They may not have had their home pool available for training, but it didn't show in their performances.
The Clark County Sandpipers of Nevada swim team brought home the state championship title recently despite hiccups in training. The top trophy is on display at the Desert Breeze Aquatic Center, 8275 Spring Mountain Road. This is the second consecutive year the Sandpipers have taken the top honor.
Head coach Ron Aitken said it felt great to win.
"We were concerned going in that it was going to be really tight ... we weren't sure (of the outcome) at all through the whole weekend," he said. "We just knew we had to keep swimming fast and placing high to score the points. We know anything is possible. We were 400 points behind in 2004, and we did what we had to do to win. There were 150 events, and when we divide it out between 700 swimmers, it can go either way ... so we didn't take anything for granted, we just kept pushing through."
He said that by the last day, he was pretty sure they were going to win.
The swim team competed Feb. 18-21 in Carson City and racked up 7,516.5 points to defend its title. The second-place team was Boulder City/Henderson, which achieved a combined 6,937.5 points.
To celebrate, Aitken and the other coaches were thrown in the pool.
In addition to winning numerous first-place finishes, individuals and relay teams broke state records, and the Sandpipers team's combined efforts brought home the largest number of high-point finishers.

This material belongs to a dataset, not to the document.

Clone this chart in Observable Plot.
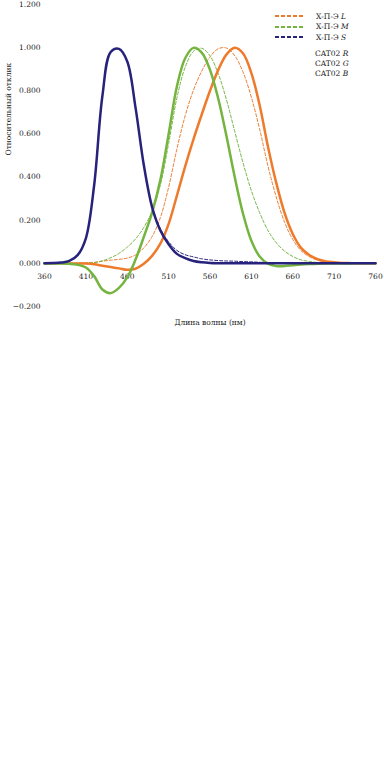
<!DOCTYPE html>
<html>
<head>
<meta charset="utf-8">
<script src="https://cdn.jsdelivr.net/npm/d3@7"></script>
<script src="https://cdn.jsdelivr.net/npm/@observablehq/plot@0.6"></script>
<style>
  html, body { margin: 0; padding: 0; background: #fff; }
  #wrap { position: relative; width: 384px; height: 765px; background: #fff; }
  #legend { position: absolute; left: 274px; top: 11px; font-family: "DejaVu Serif", serif; font-size: 7.5px; color: #222; }
  .row { display: flex; align-items: center; height: 10.5px; }
  .row svg { margin-right: 10px; }
  .row.cat { padding-left: 41px; height: 10px; }
  .row i { font-style: italic; }
</style>
</head>
<body>
<div id="wrap"><div id="legend"></div></div>
<script>
const wavelengths = [360,370,380,390,400,410,420,430,440,450,460,470,480,490,500,510,520,530,540,550,560,570,580,590,600,610,620,630,640,650,660,670,680,690,700,710,720,730,740,750,760];

const hpeL = [0,0,0.0001,0.0002,0.0005,0.0015,0.0045,0.010,0.0147,0.0185,0.0244,0.039,0.072,0.124,0.212,0.353,0.530,0.684,0.803,0.891,0.957,0.995,0.998,0.962,0.886,0.770,0.622,0.452,0.308,0.192,0.111,0.059,0.031,0.015,0.008,0.004,0.002,0.001,0.0005,0.0002,0.0001];
const hpeM = [0,0,0,0.0001,0.0003,0.001,0.0035,0.0118,0.0261,0.0462,0.0755,0.1132,0.1666,0.2407,0.364,0.555,0.767,0.909,0.983,0.997,0.962,0.879,0.757,0.610,0.465,0.337,0.235,0.153,0.096,0.057,0.032,0.016,0.009,0.004,0.002,0.001,0.0005,0.0002,0.0001,0,0];
const hpeS = [0.0003,0.0011,0.0036,0.0113,0.0381,0.1164,0.362,0.777,0.980,0.994,0.937,0.723,0.457,0.262,0.160,0.100,0.060,0.040,0.030,0.021,0.016,0.013,0.011,0.010,0.008,0.007,0.005,0.004,0.003,0.002,0.001,0.0006,0.0003,0.0001,0,0,0,0,0,0,0];
const cat02R = [0,0,0,-0.0001,-0.0004,-0.0012,-0.0044,-0.0111,-0.0173,-0.0233,-0.0299,-0.025,-0.002,0.0346,0.0911,0.183,0.314,0.450,0.575,0.690,0.800,0.897,0.969,0.999,0.973,0.882,0.733,0.542,0.374,0.235,0.136,0.072,0.039,0.019,0.009,0.005,0.002,0.001,0.0006,0.0003,0.0001];
const cat02G = [-0.0001,-0.0002,-0.0006,-0.002,-0.0063,-0.0193,-0.0592,-0.1212,-0.138,-0.1139,-0.0654,0.0175,0.1226,0.2355,0.386,0.599,0.820,0.951,0.999,0.977,0.897,0.763,0.588,0.398,0.229,0.105,0.032,-0.0015,-0.0128,-0.0126,-0.0088,-0.0051,-0.0029,-0.0014,-0.0007,-0.0004,-0.0002,-0.0001,0,0,0];
const cat02B = [0.0003,0.0011,0.0036,0.0112,0.0381,0.1163,0.362,0.777,0.980,0.994,0.936,0.722,0.456,0.261,0.153,0.089,0.044,0.024,0.011,0.005,0.002,0.001,0.001,0.0006,0.0004,0.0002,0.0001,0,0,0,0,0,0,0,0,0,0,0,0,0,0];

const xTicks = [360,410,460,510,560,610,660,710,760];
const yTicks = [-0.2,0,0.2,0.4,0.6,0.8,1.0,1.2];

const orange = "#EE7A2C";
const green = "#74B43F";
const navy = "#27237C";

const hpeSeries = [
  {name: "Х-П-Э", letter: "L", values: hpeL, color: orange},
  {name: "Х-П-Э", letter: "M", values: hpeM, color: green},
  {name: "Х-П-Э", letter: "S", values: hpeS, color: navy}
];
const catSeries = [
  {name: "CAT02", letter: "R", values: cat02R, color: orange},
  {name: "CAT02", letter: "G", values: cat02G, color: green},
  {name: "CAT02", letter: "B", values: cat02B, color: navy}
];

const marks = [
  Plot.axisY({ticks: yTicks, tickSize: 0, tickPadding: 4, tickFormat: d3.format(".3f"), label: null, fill: "#222"}),
  Plot.text(xTicks, {x: d => d, y: 0, dy: 13, text: d => String(d), fill: "#222"}),
  Plot.text(["Относительный отклик"], {frameAnchor: "left", dx: -36, rotate: -90, fill: "#222"}),
  Plot.text(["Длина волны (нм)"], {frameAnchor: "bottom", dy: 16, lineAnchor: "middle", fill: "#222"})
];
for (const s of hpeSeries) {
  marks.push(Plot.line(wavelengths, {x: wavelengths, y: s.values, stroke: s.color, strokeWidth: 1, strokeDasharray: "3,2", curve: "catmull-rom"}));
}
for (const s of catSeries) {
  marks.push(Plot.line(wavelengths, {x: wavelengths, y: s.values, stroke: s.color, strokeWidth: 2.5, strokeLinejoin: "round", strokeLinecap: "round", curve: "catmull-rom"}));
}

const chart = Plot.plot({
  width: 384,
  height: 340,
  marginTop: 4,
  marginBottom: 34,
  marginLeft: 44,
  marginRight: 9,
  style: {fontFamily: "DejaVu Serif, serif", fontSize: "7.5px", background: "white", overflow: "visible"},
  x: {domain: [360, 760], axis: null},
  y: {domain: [-0.2, 1.2], axis: null},
  marks
});
const wrap = document.getElementById("wrap");
wrap.insertBefore(chart, wrap.firstChild);

const legend = document.getElementById("legend");
for (const s of hpeSeries) {
  const row = document.createElement("div");
  row.className = "row";
  row.innerHTML = `<svg width="32" height="4"><line x1="1" y1="2" x2="31" y2="2" stroke="${s.color}" stroke-width="2" stroke-dasharray="4,2"/></svg><span>${s.name} <i>${s.letter}</i></span>`;
  legend.appendChild(row);
}
const spacer = document.createElement("div");
spacer.style.height = "6px";
legend.appendChild(spacer);
for (const s of catSeries) {
  const row = document.createElement("div");
  row.className = "row cat";
  row.innerHTML = `<span>${s.name} <i>${s.letter}</i></span>`;
  legend.appendChild(row);
}
</script>
</body>
</html>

Individual high-point scores were achieved by Dylan Gravely, 9; Hannah Roth, 10; Sawyer Grimes, 10; and Josh Bengson, 12. Of the 133 swimmers representing the Sandpipers, many nabbed first-place wins. Swimmers of all age groups and in every event placed in top spots.
Winners included: David Miller, 12, who took first place for the 100-yard backstroke and 50- and 100-yard butterfly; Jay Yang, 14, who finished first in the 100- and 200-yard butterfly; Isabella Goldsmith, 14, who brought home the first-place medal in the 100- and 200-yard breaststroke; Hannon Daigler, 18, who finished first in the 400-yard medley and second in the 200-yard backstroke; and Olivia Barker, 17, who took top spots in the 100- and 200-yard butterfly.
The wins came after a chaotic practice schedule that saw the Sandpipers swimming at different pools after their home pool at Desert Breeze was closed for renovations that took two months to complete.
Aitken acknowledged that it would have been easy to lose focus and allow the desire to succeed to be tamped down.
"But they stayed focused and did everything they were supposed to do," he said.
Daigler said it wasn't hard to stay focused -- he put in as many as five hours of practice a day -- nor was he bothered by nerves.
"I live for the racing," he said.
Daigler said when he joined in 2006, the team was "nowhere near winning" but credited the coaches for bringing up the level of everyone's performance.
Earl Fisk is a Southern California/Nevada state swimming official. His son Mike, 13, took the No. 4 spot in his age group in the 200-yard breaststroke. He complimented the team's cohesiveness and parental support system.
"As an official, I cannot always step off duty to cheer for Mike, so it touches my heart that there is never a shortage of swimmers and parents at both ends of the pool cheering him and every other member of our team on," he said.
Marisa Finetti's son Michael, 10, has been on the team for just over a year and qualified to go to Carson City. He competed in seven events while fighting a cold combined with elevation sickness.
"He still beat all his personal bests except for one," she said.
The nonprofit swim club has been churning out swimmers of all levels, from novice to Olympic potentials, since 1968. Barker and Daigler have qualified for the 2012 Olympic Trials, which are set to take place in June.